Von Studmann war viel praktischer als der Rittmeister. »Soviel ich weiß«, half er ihm, »gibt es auf vielen Rittergütern Volontäre?«

»Die gibt es!« bestätigte Prackwitz. »Eine schreckliche Gesellschaft! Sie zahlen Pension – sonst würde sie niemand nehmen –, halten sich ihr eigenes Reitpferd, stecken ihre Nase in alles, verstehen nichts, fassen nichts an, können aber enorm klug über Landwirtschaft reden!«

»Also nicht«, entschied von Studmann. »Und was gibt es sonst?«

»Mancherlei. Zum Beispiel Hofverwalter, die das Futter ausgeben, Füttern und Melken und Putzen beaufsichtigen, Lagerbücher führen, an der Dreschmaschine Dienst tun. Dann gibt es Feldverwalter, die draußen sind, Pflügen und Düngen und Ernten anordnen, eben alle Feldarbeiten, überall sein müssen …«

»Reitpferd –?« fragte von Studmann.

»Fahrrad«, antwortete von Prackwitz. »Wenigstens bei mir.«

»Du hast also einen Feldinspektor?«

»Morgen setze ich ihn raus, einen faulen, versoffenen Kerl!«

»Aber doch nicht meinetwegen, Prackwitz! Ich kann bei dir doch nicht gleich Feldinspektor werden! Du sagst: ›Studmann, dünge mir da diesen Roggen.‹ Verdammt noch mal, es sollte mir sauer werden, ich habe doch nicht den geringsten Schimmer – außer von natürlicher Düngung, die unzureichend wäre, fürchte ich.«

Die beiden Herren lachten herzhaft. Sie standen von ihrer Bank auf, von Studmanns Brummschädel war fort, Prackwitz war sicher, der Freund werde zu ihm kommen. Sie besprachen im Weitergehen das Projekt länger, sehr eingehend. Sie einigten sich dahin, daß von Studmann als ein Mittelding zwischen Lehrling, Vertrauensperson und Aufsichtsbeamter nach Neulohe kommen sollte.

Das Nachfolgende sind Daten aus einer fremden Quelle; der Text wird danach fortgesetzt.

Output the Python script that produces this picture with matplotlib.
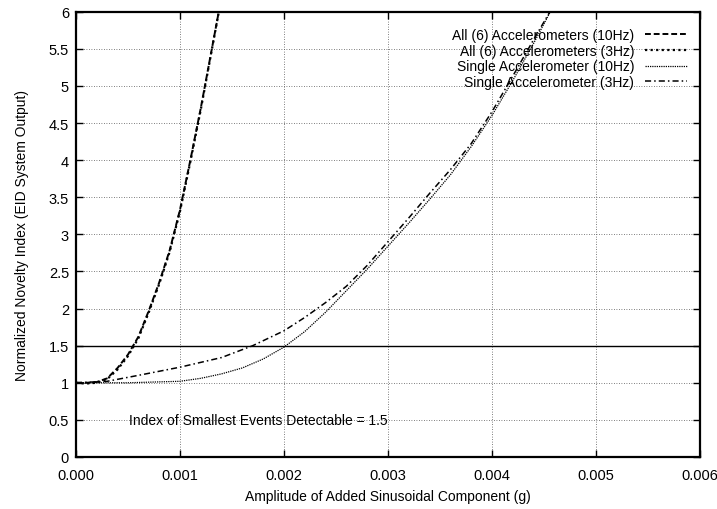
import matplotlib
matplotlib.use("Agg")
import matplotlib.pyplot as plt
from matplotlib.ticker import FuncFormatter, MultipleLocator

plt.rcParams['font.family'] = ['Liberation Sans', 'DejaVu Sans']

# Data (amplitude in g, normalized novelty index)
all10_x = [0.0, 0.0001, 0.0002, 0.0003, 0.0004, 0.0005, 0.0006, 0.0007, 0.0008, 0.0009, 0.0010, 0.0011, 0.0012, 0.0013, 0.0014]
all10_y = [1.0, 1.0, 1.01, 1.06, 1.2, 1.38, 1.62, 1.97, 2.35, 2.78, 3.33, 4.0, 4.7, 5.45, 6.2]

all3_x = [0.0, 0.0001, 0.0002, 0.0003, 0.0004, 0.0005, 0.0006, 0.0007, 0.0008, 0.0009, 0.0010, 0.0011, 0.0012, 0.0013, 0.0014]
all3_y = [1.0, 0.99, 1.0, 1.05, 1.18, 1.36, 1.6, 1.95, 2.33, 2.76, 3.31, 3.98, 4.68, 5.44, 6.2]

single10_x = [0.0, 0.0005, 0.0010, 0.0012, 0.0014, 0.0016, 0.0018, 0.0020, 0.0022, 0.0024, 0.0026, 0.0028, 0.0030, 0.0032, 0.0034, 0.0036, 0.0038, 0.0040, 0.0042, 0.0044, 0.0046]
single10_y = [1.0, 1.0, 1.02, 1.06, 1.12, 1.2, 1.32, 1.48, 1.69, 1.95, 2.24, 2.53, 2.84, 3.15, 3.47, 3.8, 4.18, 4.6, 5.07, 5.57, 6.1]

single3_x = [0.0, 0.0003, 0.0006, 0.0010, 0.0014, 0.0017, 0.0020, 0.0022, 0.0024, 0.0026, 0.0028, 0.0030, 0.0032, 0.0034, 0.0036, 0.0038, 0.0040, 0.0042, 0.0044, 0.0046]
single3_y = [1.0, 1.02, 1.1, 1.21, 1.34, 1.5, 1.7, 1.88, 2.08, 2.3, 2.58, 2.9, 3.22, 3.55, 3.87, 4.22, 4.65, 5.13, 5.62, 6.1]

threshold = 1.5
labels = ["All (6) Accelerometers (10Hz)", "All (6) Accelerometers (3Hz)",
          "Single Accelerometer (10Hz)", "Single Accelerometer (3Hz)"]

fig = plt.figure(figsize=(7.17, 5.10), dpi=100)
ax = fig.add_axes([0.106, 0.102, 0.870, 0.873])

ax.plot(all10_x, all10_y, color='black', lw=1.4, linestyle=(0, (3, 1.5)), label=labels[0])
ax.plot(all3_x, all3_y, color='black', lw=1.6, linestyle=(0, (1, 1.5)), label=labels[1])
ax.plot(single10_x, single10_y, color='black', lw=0.9, linestyle=(0, (1, 0.8)), label=labels[2])
ax.plot(single3_x, single3_y, color='black', lw=1.1, linestyle=(0, (4, 2, 1, 2)), label=labels[3])

ax.axhline(threshold, color='black', lw=1.0)
ax.text(0.00051, 0.5, "Index of Smallest Events Detectable = %g" % threshold,
        fontsize=10, va='center', ha='left')

ax.set_xlim(0, 0.006)
ax.set_ylim(0, 6)
ax.xaxis.set_major_locator(MultipleLocator(0.001))
ax.yaxis.set_major_locator(MultipleLocator(0.5))
ax.xaxis.set_major_formatter(FuncFormatter(lambda v, p: "%.3f" % v))
ax.yaxis.set_major_formatter(FuncFormatter(lambda v, p: "%g" % v))
ax.tick_params(direction='in', top=True, right=True, length=5, width=1.0,
               labelsize=10.5, pad=5, colors='black')
ax.tick_params(axis='x', pad=8)
ax.grid(True, color='#555555', linestyle=(0, (1, 2)), linewidth=0.6)
for s in ax.spines.values():
    s.set_linewidth(1.6)

ax.set_xlabel("Amplitude of Added Sinusoidal Component (g)", fontsize=10, labelpad=5)
ax.set_ylabel("Normalized Novelty Index (EID System Output)", fontsize=10, labelpad=14)

leg = ax.legend(loc='upper right', markerfirst=False, frameon=False, fontsize=10,
                handlelength=3.0, handletextpad=0.8, labelspacing=0.12,
                borderaxespad=0.3, bbox_to_anchor=(0.995, 0.985))

fig.savefig("out.png", dpi=100)
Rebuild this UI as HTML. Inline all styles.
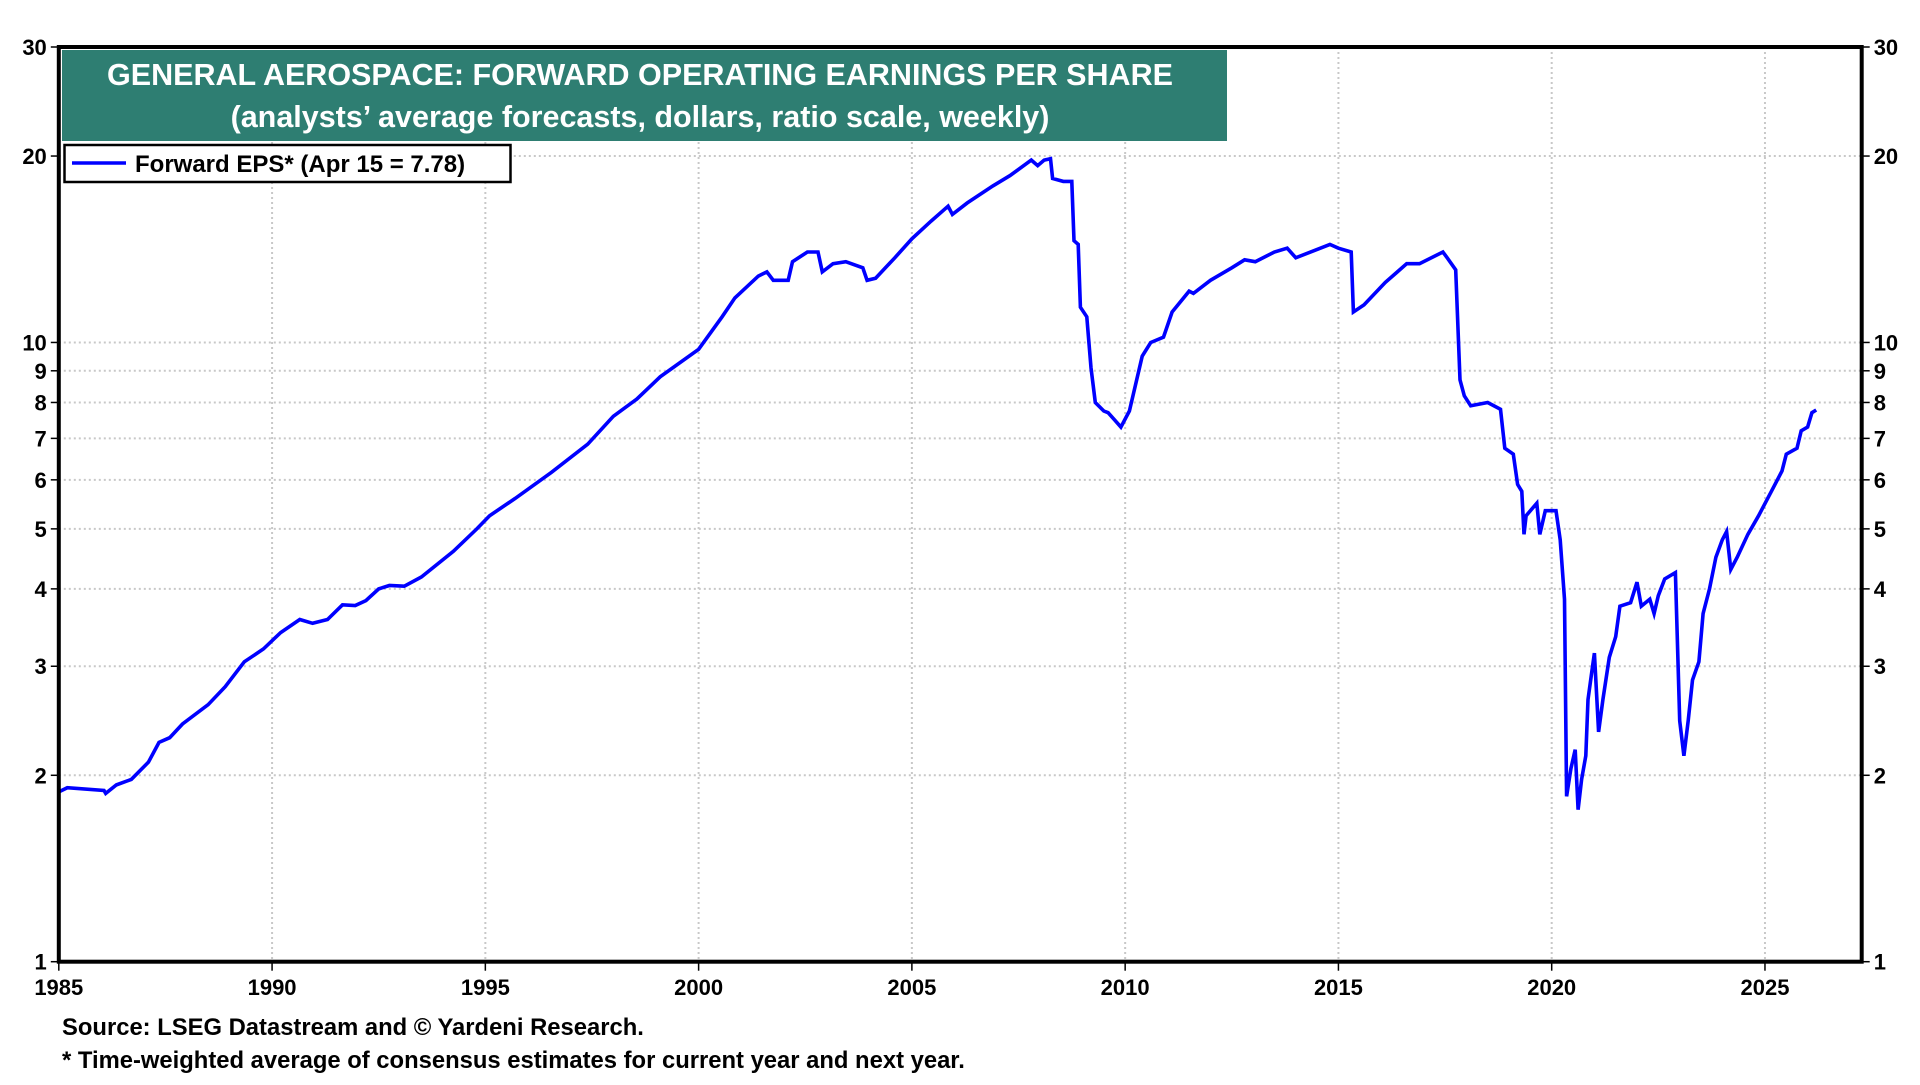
<!DOCTYPE html>
<html><head><meta charset="utf-8"><style>
html,body{margin:0;padding:0;background:#fff;}
svg text{font-family:"Liberation Sans",Arial,sans-serif;font-weight:bold;}
</style></head><body>
<svg id="chart" width="1920" height="1080" viewBox="0 0 1920 1080" xmlns="http://www.w3.org/2000/svg">
<rect x="0" y="0" width="1920" height="1080" fill="#fff"/>
<g id="grid"></g>
<g id="ticks"></g>
<path id="line" fill="none" stroke="#0000ff" stroke-width="3.6" stroke-linejoin="miter"/>
<rect x="58.8" y="47" width="1802.9" height="914.7" fill="none" stroke="#000" stroke-width="4"/>
<rect x="62" y="50" width="1165" height="91" fill="#2e7e72"/>
<text x="640" y="85" font-size="30.5" fill="#fff" text-anchor="middle">GENERAL AEROSPACE: FORWARD OPERATING EARNINGS PER SHARE</text>
<text x="640" y="127" font-size="30.5" fill="#fff" text-anchor="middle">(analysts’ average forecasts, dollars, ratio scale, weekly)</text>
<g>
<rect x="64.5" y="145" width="446" height="37" fill="#fff" stroke="#000" stroke-width="2.5"/>
<line x1="72" y1="163" x2="126" y2="163" stroke="#0000ff" stroke-width="3.5"/>
<text x="135" y="172" font-size="24" fill="#000">Forward EPS* (Apr 15 = 7.78)</text>
</g>
<text x="62" y="1035" font-size="23.8" fill="#000">Source: LSEG Datastream and © Yardeni Research.</text>
<text x="62" y="1068" font-size="23.8" fill="#000">* Time-weighted average of consensus estimates for current year and next year.</text>
</svg>
<script>
const years = [1985,1985.2,1986.06,1986.1,1986.35,1986.7,1987.1,1987.35,1987.6,1987.9,1988.5,1988.9,1989.35,1989.8,1990.2,1990.65,1990.95,1991.3,1991.65,1991.95,1992.2,1992.5,1992.75,1993.1,1993.5,1994.25,1994.8,1995.1,1995.7,1996.55,1997.4,1998.0,1998.55,1999.1,2000.0,2000.55,2000.85,2001.4,2001.6,2001.75,2002.1,2002.2,2002.55,2002.8,2002.9,2003.15,2003.45,2003.85,2003.95,2004.15,2004.6,2005.0,2005.45,2005.85,2005.95,2006.3,2006.9,2007.3,2007.8,2007.95,2008.1,2008.25,2008.3,2008.55,2008.75,2008.8,2008.9,2008.95,2009.1,2009.2,2009.3,2009.5,2009.6,2009.75,2009.9,2010.1,2010.2,2010.4,2010.6,2010.9,2011.1,2011.5,2011.6,2012.0,2012.5,2012.8,2013.05,2013.5,2013.8,2014.0,2014.8,2015.0,2015.3,2015.35,2015.6,2016.1,2016.6,2016.9,2017.45,2017.55,2017.75,2017.85,2017.95,2018.1,2018.5,2018.8,2018.9,2019.1,2019.2,2019.3,2019.35,2019.4,2019.65,2019.72,2019.85,2020.1,2020.2,2020.3,2020.35,2020.45,2020.55,2020.62,2020.7,2020.8,2020.85,2020.95,2021.0,2021.1,2021.2,2021.35,2021.5,2021.6,2021.85,2022.0,2022.1,2022.3,2022.4,2022.5,2022.65,2022.9,2023.0,2023.1,2023.2,2023.3,2023.45,2023.55,2023.7,2023.85,2024.0,2024.1,2024.2,2024.35,2024.6,2024.85,2025.15,2025.4,2025.5,2025.75,2025.85,2026.0,2026.1,2026.2];
const eps = [1.88,1.91,1.89,1.87,1.93,1.97,2.1,2.26,2.3,2.42,2.6,2.78,3.05,3.2,3.4,3.57,3.52,3.57,3.77,3.76,3.83,4.0,4.05,4.04,4.18,4.6,5.0,5.25,5.6,6.17,6.85,7.6,8.1,8.8,9.75,11.0,11.8,12.8,13.0,12.6,12.6,13.5,14.0,14.0,13.0,13.4,13.5,13.2,12.6,12.7,13.7,14.7,15.7,16.6,16.1,16.8,17.9,18.6,19.7,19.3,19.7,19.8,18.4,18.2,18.2,14.6,14.4,11.4,11.0,9.1,8.0,7.75,7.7,7.5,7.3,7.75,8.3,9.5,10.0,10.2,11.2,12.1,12.0,12.6,13.2,13.6,13.5,14.0,14.2,13.7,14.4,14.2,14.0,11.2,11.5,12.5,13.4,13.4,14.0,13.7,13.1,8.7,8.2,7.9,8.0,7.8,6.75,6.6,5.9,5.75,4.9,5.25,5.5,4.9,5.35,5.35,4.8,3.85,1.85,2.05,2.2,1.76,1.97,2.15,2.65,2.97,3.15,2.35,2.65,3.1,3.35,3.75,3.8,4.1,3.75,3.85,3.65,3.9,4.15,4.25,2.45,2.15,2.45,2.85,3.05,3.65,4.0,4.5,4.8,4.95,4.3,4.5,4.9,5.25,5.75,6.2,6.6,6.75,7.2,7.3,7.7,7.78];
const yTicks = [1,2,3,4,5,6,7,8,9,10,20,30];
const gridVals = [2,3,4,5,6,7,8,9,10,20];
const xTicks = [1985,1990,1995,2000,2005,2010,2015,2020,2025];

const L=58.8,R=1861.7,T=47,B=961.7;
const X0=1985, PX_PER_YEAR=(1551.7-L)/35;
function xs(t){return L+(t-X0)*PX_PER_YEAR;}
function ys(v){return B-(Math.log10(v)/Math.log10(30))*(B-T);}
const NS="http://www.w3.org/2000/svg";
const grid=document.getElementById('grid'), ticks=document.getElementById('ticks');
function mk(tag,attrs,parent){const e=document.createElementNS(NS,tag);for(const k in attrs)e.setAttribute(k,attrs[k]);parent.appendChild(e);return e;}
gridVals.forEach(v=>{
  const g=mk('line',{x1:L,x2:R,y1:ys(v),y2:ys(v),stroke:'#c8c8c8','stroke-width':2,'stroke-dasharray':'2 3'},grid);
  
  
});
xTicks.slice(1).forEach(t=>{
  const g=mk('line',{x1:xs(t),x2:xs(t),y1:T,y2:B,stroke:'#c8c8c8','stroke-width':2,'stroke-dasharray':'2 3'},grid);
  
  
});
yTicks.forEach(v=>{
  const y=ys(v);
  mk('line',{x1:L-8,x2:L,y1:y,y2:y,stroke:'#000','stroke-width':1.5},ticks);
  mk('line',{x1:R,x2:R+8,y1:y,y2:y,stroke:'#000','stroke-width':1.5},ticks);
  const a=mk('text',{x:L-12,y:y+8,'font-size':22,'text-anchor':'end',fill:'#000'},ticks);
  a.textContent=v;
  
  
  const b=mk('text',{x:R+12,y:y+8,'font-size':22,'text-anchor':'start',fill:'#000'},ticks);
  b.textContent=v;
  
  
});
xTicks.forEach(t=>{
  const x=xs(t);
  mk('line',{x1:x,x2:x,y1:B,y2:B+9,stroke:'#000','stroke-width':1.5},ticks);
  const a=mk('text',{x:x,y:995,'font-size':22,'text-anchor':'middle',fill:'#000'},ticks);
  a.textContent=t;
  
  
});
let d='M'+xs(years[0]).toFixed(1)+' '+ys(eps[0]).toFixed(1);
for(let i=1;i<years.length;i++){d+=' L'+xs(years[i]).toFixed(1)+' '+ys(eps[i]).toFixed(1);}
document.getElementById('line').setAttribute('d',d);
</script>
</body></html>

»Du fährst gleich morgen früh mit, Studmann. Deine Sachen hast du in einer halben Stunde gepackt, wie ich dich kenne. – Nun müßte ich noch einen vernünftigen Kerl kriegen, der die Leute beaufsichtigen und ein bißchen antreiben kann, die ich heute engagiert habe – und die Ernte ginge prima! Ach Gott, Studmann, bin ich froh! Die erste frohe Stunde, ich weiß nicht, seit wie lange! Höre mal, jetzt essen wir irgendwo nett, das wird dir guttun, nach der elenden Sauferei. Was meinst du zu Lutter und Wegner? Schön! – Nun noch einen Mann, am besten auch vom Kommiß, gewesener Spieß oder so was, der mit Leuten umgehen kann …«

Sie gingen bei Lutter und Wegner in den Keller. Der Mann vom Kommiß, den der Rittmeister von Prackwitz brauchte, saß an einem Ecktischchen. Er war zwar nicht Spieß, aber doch Fahnenjunker gewesen. Zur Zeit war er ziemlich betrunken.